Trying to figure out a way to stop the blinking madness while still being able to see it when I need (so no tape or paint).

The LED flashes when in standby, which is of course annoying.

[/B]ut less obvious and unmentioned is that it's a ******** bright LED when the unit is powered on. Not so good when the room is dim and you're watching a movie.

Yet another problem with the design is the LED is behind a plastic front panel, making it harder to mask the angry blue light.

Any ideas? Functionality is the desired end result, but it sure would be nice if it looked good too.


----------



## droht (Sep 15, 2008)

I think others have mentioned putting some semi-opaque nail polish over the LED.


----------



## bmf795 (Jan 26, 2011)

Don't turn it off. I leave mine on 24/7. There is no heat buildup. If I need to shut the light off I unplug it from the rear.


----------



## skullguise (Apr 17, 2008)

If you're not going to change the volume TOO often, you can take a small strip of electrical tape and tape a "shade" over it.

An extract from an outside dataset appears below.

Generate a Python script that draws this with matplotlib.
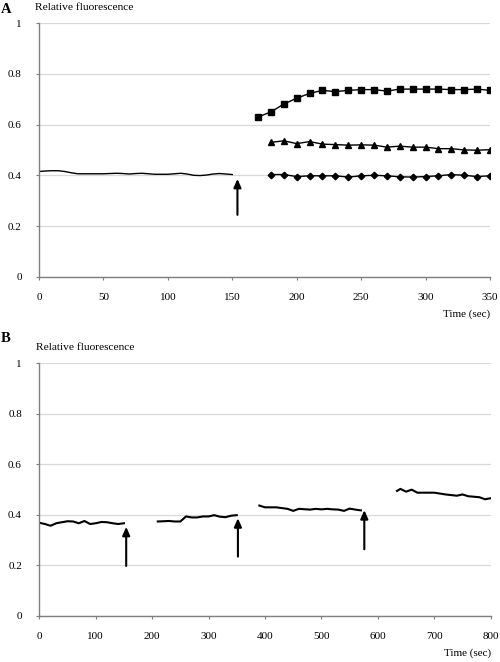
import matplotlib.pyplot as plt

plt.rcParams['font.family'] = ['Liberation Serif', 'DejaVu Serif']

# ---- panel A data ----
a_base_t = list(range(0, 155, 5))
a_base_f = [0.415, 0.417, 0.418, 0.418, 0.415, 0.410, 0.406, 0.406, 0.406, 0.406,
            0.406, 0.407, 0.408, 0.407, 0.405, 0.407, 0.408, 0.406, 0.404, 0.404,
            0.404, 0.406, 0.408, 0.405, 0.400, 0.399, 0.401, 0.405, 0.407, 0.405, 0.403]

a_sq_t = list(range(170, 360, 10))
a_sq_f = [0.630, 0.650, 0.681, 0.704, 0.723, 0.735, 0.730, 0.735, 0.738, 0.738,
          0.732, 0.740, 0.740, 0.740, 0.740, 0.738, 0.738, 0.740, 0.735]

a_tri_t = list(range(180, 360, 10))
a_tri_f = [0.530, 0.536, 0.525, 0.533, 0.523, 0.521, 0.519, 0.520, 0.519, 0.511,
           0.515, 0.511, 0.511, 0.505, 0.505, 0.500, 0.499, 0.501]

a_dia_t = list(range(180, 360, 10))
a_dia_f = [0.403, 0.403, 0.395, 0.398, 0.398, 0.398, 0.393, 0.398, 0.400, 0.398,
           0.394, 0.393, 0.395, 0.398, 0.403, 0.400, 0.395, 0.398]

a_arrows = [(154, 0.244, 0.386)]

# ---- panel B data ----
b_seg1_t = [0, 10, 20, 30, 40, 50, 60, 70, 80, 90, 100, 110, 120, 130, 140, 150]
b_seg1_f = [0.369, 0.364, 0.357, 0.367, 0.371, 0.375, 0.374, 0.367, 0.376, 0.364,
            0.367, 0.372, 0.371, 0.367, 0.364, 0.367]

b_seg2_t = [210, 230, 240, 250, 260, 270, 280, 290, 300, 310, 320, 330, 340, 350]
b_seg2_f = [0.374, 0.376, 0.374, 0.374, 0.394, 0.390, 0.390, 0.394, 0.394, 0.399,
            0.393, 0.391, 0.397, 0.399]

b_seg3_t = [390, 400, 420, 440, 450, 460, 480, 490, 500, 510, 520, 530, 540, 550, 560, 570]
b_seg3_f = [0.437, 0.430, 0.430, 0.424, 0.416, 0.424, 0.421, 0.424, 0.422, 0.424,
            0.422, 0.421, 0.416, 0.425, 0.421, 0.418]

b_seg4_t = [634, 640, 650, 660, 670, 680, 700, 720, 740, 750, 760, 780, 790, 800]
b_seg4_f = [0.495, 0.503, 0.492, 0.500, 0.488, 0.488, 0.488, 0.481, 0.476, 0.481,
            0.474, 0.470, 0.462, 0.466]

b_arrows = [(154, 0.198, 0.353), (352, 0.235, 0.387), (576, 0.264, 0.419)]

y_ticks = [0, 0.2, 0.4, 0.6, 0.8, 1]
y_labels = ['0', '0.2', '0.4', '0.6', '0.8', '1']


def style_axes(ax, xmax, xstep):
    ax.set_xlim(0, xmax)
    ax.set_ylim(0, 1)
    ax.set_yticks(y_ticks)
    ax.set_yticklabels(y_labels)
    ax.set_xticks(range(0, xmax + 1, xstep))
    for s in ['top', 'right']:
        ax.spines[s].set_visible(False)
    for s in ['left', 'bottom']:
        ax.spines[s].set_color('#7f7f7f')
        ax.spines[s].set_linewidth(1.0)
    ax.grid(axis='y', color='#d9d9d9', lw=0.9)
    ax.set_axisbelow(True)
    ax.tick_params(axis='both', colors='#7f7f7f', labelcolor='black', labelsize=8,
                   length=2.5, width=0.8)
    ax.tick_params(axis='x', pad=9)
    ax.tick_params(axis='y', pad=10)
    ax.text(1.0, -0.13, 'Time (sec)', transform=ax.transAxes, ha='right', va='top',
            fontsize=8)
    ax.text(-0.008, 1.045, 'Relative fluorescence', transform=ax.transAxes,
            ha='left', va='bottom', fontsize=8.2)


def draw_arrow(ax, x, y0, y1):
    ax.annotate('', xy=(x, y1), xytext=(x, y0),
                arrowprops=dict(arrowstyle='-|>,head_length=0.5,head_width=0.22',
                                color='black', lw=1.5,
                                mutation_scale=10, shrinkA=0, shrinkB=0))


fig = plt.figure(figsize=(5, 6.62), dpi=100)

axA = fig.add_axes([0.078, 0.582, 0.902, 0.383])
style_axes(axA, 350, 50)
axA.plot(a_base_t, a_base_f, color='black', lw=1.0)
axA.plot(a_sq_t, a_sq_f, color='black', lw=1.0, marker='s', ms=3.8)
axA.plot(a_tri_t, a_tri_f, color='black', lw=1.0, marker='^', ms=4.2)
axA.plot(a_dia_t, a_dia_f, color='black', lw=1.0, marker='D', ms=3.3)
for x, y0, y1 in a_arrows:
    draw_arrow(axA, x, y0, y1)
fig.text(0.002, 0.985, 'A', fontsize=10.5, fontweight='bold', va='center')

axB = fig.add_axes([0.0786, 0.0695, 0.9028, 0.3817])
style_axes(axB, 800, 100)
for t, f in [(b_seg1_t, b_seg1_f), (b_seg2_t, b_seg2_f),
             (b_seg3_t, b_seg3_f), (b_seg4_t, b_seg4_f)]:
    axB.plot(t, f, color='black', lw=1.5)
for x, y0, y1 in b_arrows:
    draw_arrow(axB, x, y0, y1)
fig.text(0.002, 0.488, 'B', fontsize=10.5, fontweight='bold', va='center')

fig.savefig('out.png', dpi=100)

You can use colored electrical tape (BTW, I like electrical tape as it doesn't leave residue as much as other tape), and a prettier square of material.

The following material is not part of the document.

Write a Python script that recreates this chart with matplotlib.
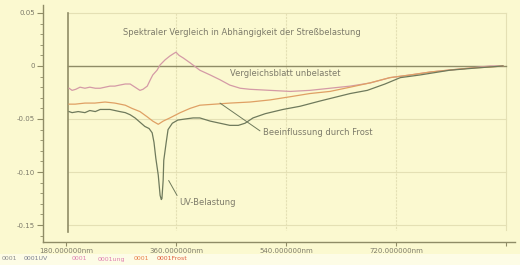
import numpy as np
import matplotlib; matplotlib.use("Agg")
import matplotlib.pyplot as plt
from matplotlib.ticker import MultipleLocator
from matplotlib.patches import Rectangle

# ---------- data ----------
wl_ref = [185, 190, 196, 203, 211, 219, 228, 236, 244, 252, 260, 268, 277, 285, 293, 301, 306,
          313, 318, 322, 329, 334, 342, 350, 357, 360, 365, 372, 383, 399, 416, 432, 448, 465,
          481, 514, 547, 579, 612, 645, 678, 710, 743, 776, 808, 841, 874, 895]
ref = [-0.021, -0.023, -0.022, -0.020, -0.021, -0.020, -0.021, -0.021, -0.020, -0.019, -0.019,
       -0.018, -0.017, -0.017, -0.020, -0.023, -0.022, -0.019, -0.013, -0.0085, -0.004, 0.001,
       0.0057, 0.0094, 0.012, 0.013, 0.010, 0.0075, 0.003, -0.004, -0.0085, -0.013, -0.018,
       -0.021, -0.022, -0.023, -0.024, -0.023, -0.021, -0.019, -0.016, -0.011, -0.0085,
       -0.0057, -0.0038, -0.002, 0.0, 0.0]

wl_frost = [185, 195, 211, 227, 244, 260, 277, 288, 301, 313, 322, 331, 339, 350, 367, 383, 399,
            424, 448, 481, 514, 547, 579, 612, 645, 677, 710, 743, 776, 808, 841, 874, 895]
frost = [-0.036, -0.036, -0.035, -0.035, -0.034, -0.035, -0.037, -0.040, -0.043, -0.048,
         -0.052, -0.055, -0.052, -0.049, -0.044, -0.040, -0.037, -0.036, -0.035, -0.034,
         -0.032, -0.029, -0.026, -0.024, -0.020, -0.016, -0.011, -0.0085, -0.0057, -0.0038,
         -0.002, -0.001, 0.0]

wl_uv = [185, 190, 200, 211, 219, 228, 236, 244, 252, 260, 268, 277, 285, 293, 301, 309, 316,
         321, 324, 327, 331, 334, 336, 337, 339, 340, 344, 347, 354, 363, 375, 388, 399, 416,
         432, 448, 462, 473, 486, 506, 535, 563, 596, 617, 645, 673, 702, 727, 759, 808, 849, 895]
uv = [-0.043, -0.044, -0.043, -0.044, -0.042, -0.043, -0.041, -0.041, -0.041, -0.042, -0.043,
      -0.044, -0.046, -0.049, -0.053, -0.057, -0.059, -0.063, -0.072, -0.087, -0.103, -0.122,
      -0.126, -0.125, -0.108, -0.089, -0.072, -0.060, -0.054, -0.051, -0.050, -0.049, -0.049,
      -0.052, -0.054, -0.056, -0.056, -0.054, -0.049, -0.045, -0.041, -0.038, -0.033, -0.030,
      -0.026, -0.023, -0.017, -0.011, -0.0085, -0.004, -0.002, 0.0]

x_ticks = [180, 360, 540, 720, 900]
x_labels = ["180.000000nm", "360.000000nm", "540.000000nm", "720.000000nm", ""]
y_ticks = [0.05, 0, -0.05, -0.1, -0.15]
y_labels = ["0.05", "0", "-0.05", "-0.10", "-0.15"]

BG = "#fbf9d0"; AX = "#8f8c66"; GRID = "#e4e0b4"; TXT = "#7d7b6a"
C_REF = "#d49aa6"; C_FROST = "#dfa064"; C_UV = "#6f7a5c"

fig = plt.figure(figsize=(5.2, 2.65), dpi=100, facecolor=BG)
ax = fig.add_axes([43/520, 1-242/265, 472/520, 237/265], facecolor=BG)
ax.set_xlim(142.4, 914.7); ax.set_ylim(-0.166, 0.0575)

# grid / frame inside the data area
for y in [0.05, -0.05, -0.1, -0.15]:
    ax.plot([184, 900], [y, y], color=GRID, lw=0.8, zorder=1)
for x in [360, 540, 720]:
    ax.plot([x, x], [0.05, -0.155], color=GRID, lw=0.8, ls=(0, (2, 1)), zorder=1)
ax.plot([900, 900], [0.05, -0.155], color=GRID, lw=0.8, zorder=1)
ax.plot([184, 900], [0, 0], color=AX, lw=1.0, zorder=2)
ax.plot([184, 184], [0.05, -0.157], color=AX, lw=1.2, zorder=2)

ax.plot(wl_ref, ref, color=C_REF, lw=0.9, zorder=3)
ax.plot(wl_frost, frost, color=C_FROST, lw=0.9, zorder=3)
ax.plot(wl_uv, uv, color=C_UV, lw=0.9, zorder=4)

# annotations
ax.text(468, 0.032, "Spektraler Vergleich in Abhängigkeit der Streßbelastung", fontsize=6,
        color=TXT, ha="center", va="center")
ax.text(448, -0.0075, "Vergleichsblatt unbelastet", fontsize=6, color=TXT, va="center")
ax.annotate("Beeinflussung durch Frost", xy=(432, -0.035), xytext=(502, -0.063), fontsize=6,
            color=TXT, va="center",
            arrowprops=dict(arrowstyle="-", color=C_UV, lw=0.7, shrinkA=0, shrinkB=0,
                            relpos=(0, 0.5)))
ax.annotate("UV-Belastung", xy=(348, -0.108), xytext=(366, -0.129), fontsize=6,
            color=TXT, va="center",
            arrowprops=dict(arrowstyle="-", color=C_UV, lw=0.7, shrinkA=0, shrinkB=0,
                            relpos=(0, 0.8)))

# axes styling
for s in ["top", "right"]:
    ax.spines[s].set_visible(False)
for s in ["left", "bottom"]:
    ax.spines[s].set_color(AX); ax.spines[s].set_linewidth(1.0)
ax.set_xticks(x_ticks); ax.set_xticklabels(x_labels)
ax.set_yticks(y_ticks); ax.set_yticklabels(y_labels)
ax.yaxis.set_minor_locator(MultipleLocator(0.01))
ax.tick_params(axis="both", which="major", labelsize=5, colors=AX, labelcolor=TXT,
               length=4, width=0.8, direction="out", pad=2)
ax.tick_params(axis="x", which="major", length=3, pad=1)
ax.tick_params(axis="y", which="minor", colors=AX, length=2, width=0.6)

# little colour legend strip at the bottom
fig.patches.append(Rectangle((0, 0), 1, 11/265, transform=fig.transFigure,
                             facecolor="#fdfce6", edgecolor="none", zorder=0))
legend_bits = [(2, "0001", "#8c8c8c"), (24, "0001UV", "#7c8090"), (72, "0001", "#e080b0"),
               (98, "0001ung", "#e080b0"), (134, "0001", "#e8804a"), (157, "0001Frost", "#e06040")]
for x, t, c in legend_bits:
    fig.text(x/520, 1-259/265, t, fontsize=4.5, color=c, va="center")

plt.savefig("out.png", dpi=100, facecolor=BG)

Only tape the top, so it acts like a hinge if you need to view the LED......

I cover LED's in my bedroom system with black tape, and there are no distractions at night this way.....


----------



## blackzarg (Apr 19, 2009)

I think the nail polish idea sounds like your solution. Borrow some from your significant other =)


----------



## dvenardos (Sep 27, 2008)

The way to fix the brightness would be to replace the resistor for the LED with a higher value which would dim it, however, that would require tracking down the current value and solder work.

Don't have any ideas how to fix the blinking, that would just drive me insane.


----------



## cmabooty (Jul 30, 2008)

Lengradde said:


> Trying to figure out a way to stop the blinking madness while still being able to see it when I need (so no tape or paint).
> 
> The LED flashes when in standby, which is of course annoying.
> 
> ...


Get some window tint and cut a small square the same size as the LED window.


----------



## wideeyedwanderer (Sep 15, 2009)

I was thinking on the same lines - adding a tint. :no clue:

An everywhere-available lo-tech solution would be: 

1) to get one of these from Staples ... 

2) cut a small piece from the color that you like the most, and ... 

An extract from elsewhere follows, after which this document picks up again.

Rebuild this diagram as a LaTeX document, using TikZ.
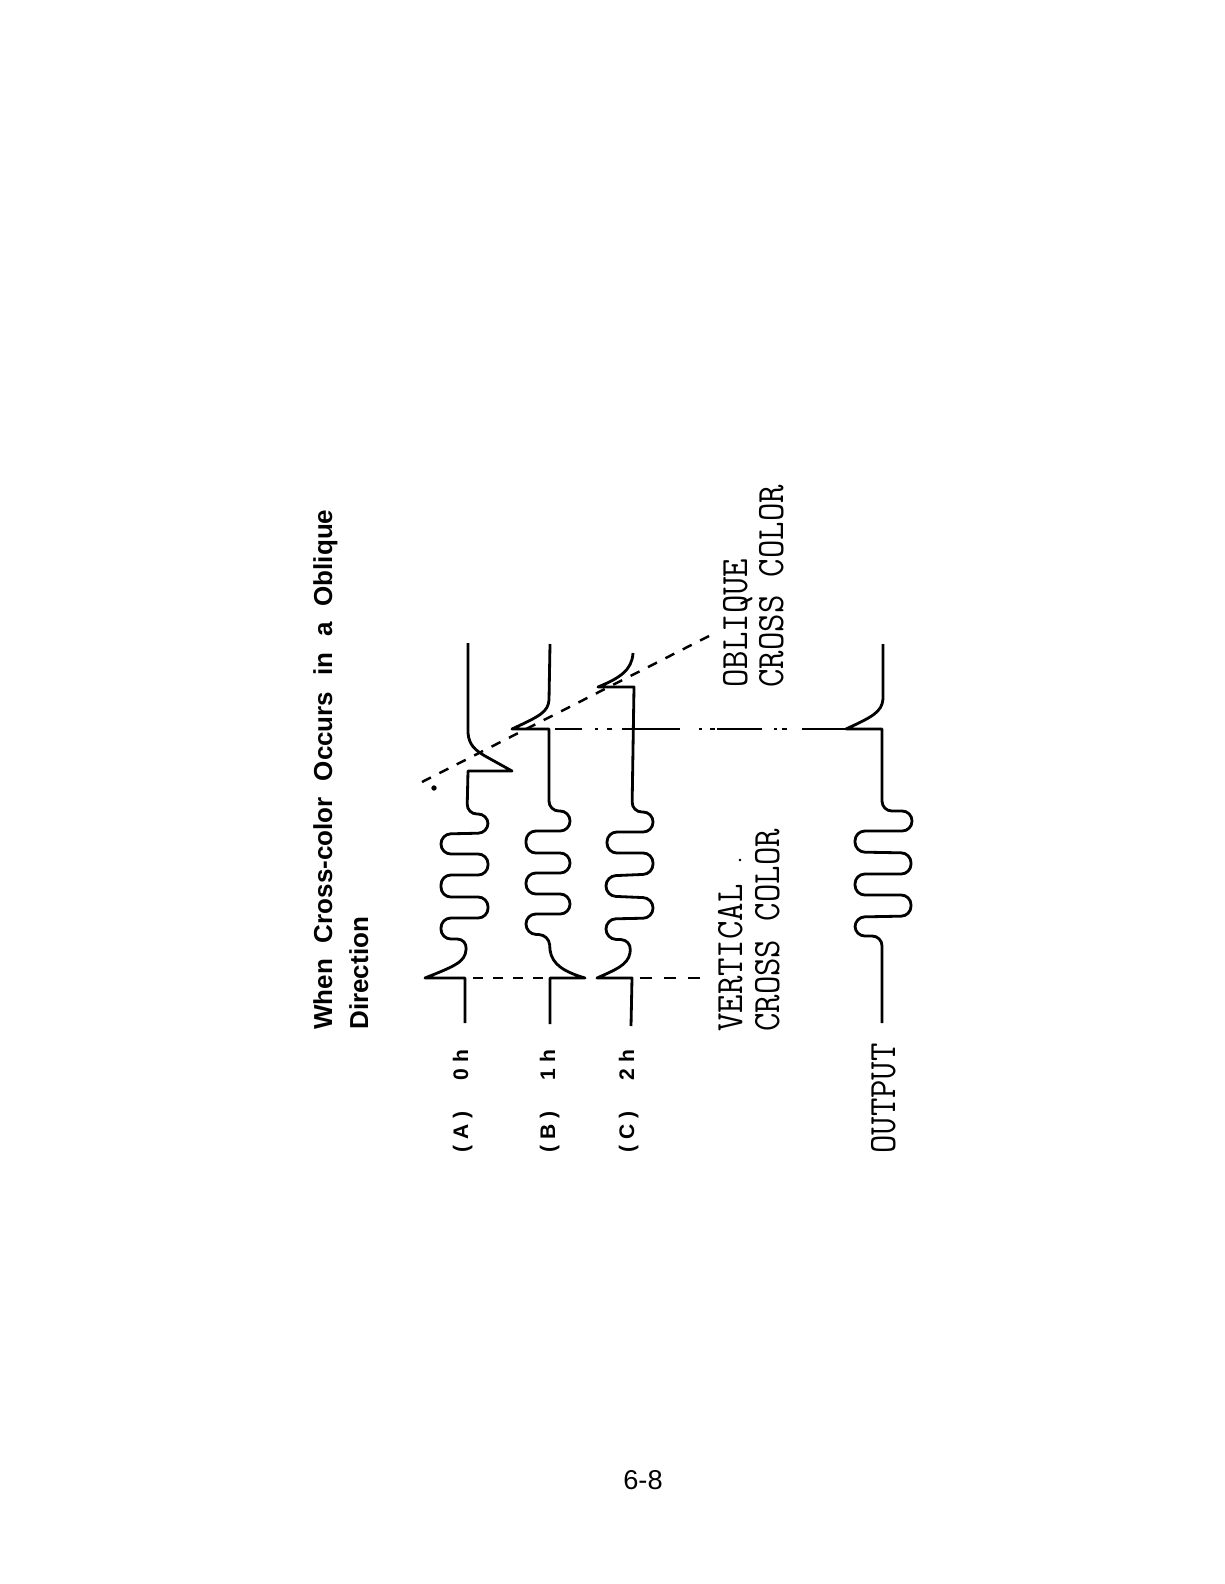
\documentclass[tikz,border=0pt]{standalone}
\usepackage{fontspec}
\newfontfamily\headfont{Liberation Sans}
\tikzset{
  wave/.style={line width=1.6pt,line join=round},
  crossline/.style={line width=1.4pt},
  monolabel/.style={rotate=90,anchor=base west,inner sep=0pt,font=\fontsize{22}{24}\selectfont\ttfamily},
  linelabel/.style={rotate=90,anchor=base west,inner sep=0pt,font=\fontsize{12}{14}\headfont\bfseries},
  headlabel/.style={rotate=90,anchor=base west,inner sep=0pt,font=\fontsize{14.8}{16}\headfont\bfseries},
}
\newcommand{\squeeze}[1]{\scalebox{.925}[1]{#1}}
\begin{document}
\begin{tikzpicture}[x=0.02cm,y=-0.02cm]
     \useasboundingbox (0,0) rectangle (1224,1584);
     % heading
     \node[headlabel] (headone) at (332,1030){\makebox[296pt][s]{When Cross-color Occurs in a Oblique}};
     \node[headlabel] (headtwo) at (368,1030){Direction};
     % line A
     \draw[wave] (468,643) -- (468,733) .. controls (469,745) and (475,750) .. (485,756) -- (512,771) -- (468,771)
        [rounded corners=5.6pt] -- (467,814) -- (488,814) -- (488,833) -- (441,834) -- (441,854) -- (488,854) -- (488,875)
        -- (441,875) -- (441,897) -- (488,897) -- (488,918) -- (441,918) -- (441,939) -- (467,939)
        [sharp corners] -- (466,950) .. controls (465,962) and (455,966) .. (425,978) -- (465,978) -- (465,1023);
     % line B
     \draw[wave] (550,644) -- (549,700) .. controls (548,712) and (540,716) .. (512,729) -- (549,729)
        [rounded corners=5.6pt] -- (549,811) -- (570,811) -- (570,831) -- (526,831) -- (526,853) -- (570,853) -- (570,873)
        -- (526,873) -- (526,894) -- (570,894) -- (570,914) -- (526,914) -- (526,934) -- (549,935)
        [sharp corners] -- (550,950) .. controls (552,965) and (565,972) .. (585,978) -- (550,978) -- (550,1024);
     % line C
     \draw[wave] (633,653) .. controls (632,670) and (620,678) .. (598,687) -- (634,687)
        [rounded corners=5.6pt] -- (632,812) -- (653,812) -- (653,832) -- (607,832) -- (607,853) -- (653,853) -- (653,874)
        -- (606,876) -- (606,896) -- (653,898) -- (653,918) -- (606,919) -- (606,939) -- (631,940)
        [sharp corners] -- (630,953) .. controls (628,965) and (615,970) .. (597,978) -- (632,978) -- (631,1026);
     % output line
     \draw[wave] (883,644) -- (883,699) .. controls (882,712) and (872,717) .. (846,729) -- (882,729)
        [rounded corners=5.6pt] -- (882,811) -- (912,811) -- (912,831) -- (855,831) -- (855,852) -- (911,853) -- (911,874)
        -- (855,874) -- (855,895) -- (911,895) -- (911,916) -- (855,917) -- (855,936) -- (882,936)
        [sharp corners] -- (882,1023);
     % cross lines
     \coordinate (obliquelow) at (422,782);
     \coordinate (obliquehigh) at (713,634);
     \coordinate (verticala) at (473,978);
     \coordinate (verticalb) at (545,978);
     \coordinate (verticalc) at (640,978);
     \coordinate (verticalend) at (700,978);
     \coordinate (oblongstart) at (555,729);
     \coordinate (oblongend) at (846,729);
     \draw[crossline,dash pattern=on 5.7pt off 5.4pt] (obliquelow) -- (obliquehigh);
     \draw[crossline,dash pattern=on 5.7pt off 5.7pt] (verticala) -- (verticalb);
     \draw[crossline,dash pattern=on 6.8pt off 6.8pt] (verticalc) -- (verticalend);
     \draw[crossline,dash pattern=on 15.3pt off 7.4pt on 1.7pt off 5.1pt on 2.8pt off 5.7pt on 32.9pt off 11.3pt on 1.7pt off 4.5pt on 2.8pt off 1.1pt on 25.5pt off 6.8pt on 1.7pt off 2.8pt on 2.8pt off 8.5pt on 29pt off 20pt] (oblongstart) -- (oblongend);
     \draw[fill] (434,788) circle [radius=1.3pt];
     \draw[fill] (740,860) circle [radius=.5pt];
     % labels
     \node[linelabel] (labela) at (468,1153){( A )\hspace{1.5em}0 h};
     \node[linelabel] (labelb) at (555,1153){( B )\hspace{1.5em}1 h};
     \node[linelabel] (labelc) at (634,1153){( C )\hspace{1.5em}2 h};
     \node[monolabel] (labelout) at (895,1154){\squeeze{OUTPUT}};
     \node[monolabel] (vertone) at (742,1032){\squeeze{VERTICAL}};
     \node[monolabel] (verttwo) at (779,1032){\squeeze{CROSS COLOR}};
     \node[monolabel] (oblqone) at (747,688){\squeeze{OBLIQUE}};
     \node[monolabel] (oblqtwo) at (783,688){\squeeze{CROSS COLOR}};
     \node[inner sep=0pt,font=\fontsize{15.5}{16}\headfont] (pagenum) at (643,1480){6-8};
\end{tikzpicture}
\end{document}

3) tape it to the Gizmo display with a transparent tape (that does not leave behind the glue)! 

... do you think this will work? 





cmabooty said:


> Get some window tint and cut a small square the same size as the LED window.


----------



## imported_m-fine (Mar 15, 2008)

wideeyedwanderer said:


> 3) tape it to the Gizmo display with a transparent tape (that does not leave behind the glue)!


unscrew the lucite front panel and stick the tint behind it.


----------



## blackzarg (Apr 19, 2009)

Not necessarily the best....but convenient! I just lean a expired gift card on it and it covers it up fine.


----------



## adamdivine (Jul 31, 2009)

I use fusion tape to cover the lights in my theater. It will completely block the light and does not have adhesives. It will stick just enough to not fall off and is reusable so you can take it on and off as much as you like.


----------



## Robscix (Apr 15, 2010)

What about just a simple switch that removes the ground signal from the display. You turn off the power and turn off the display. I know it is not a optimal solution but it would work.


----------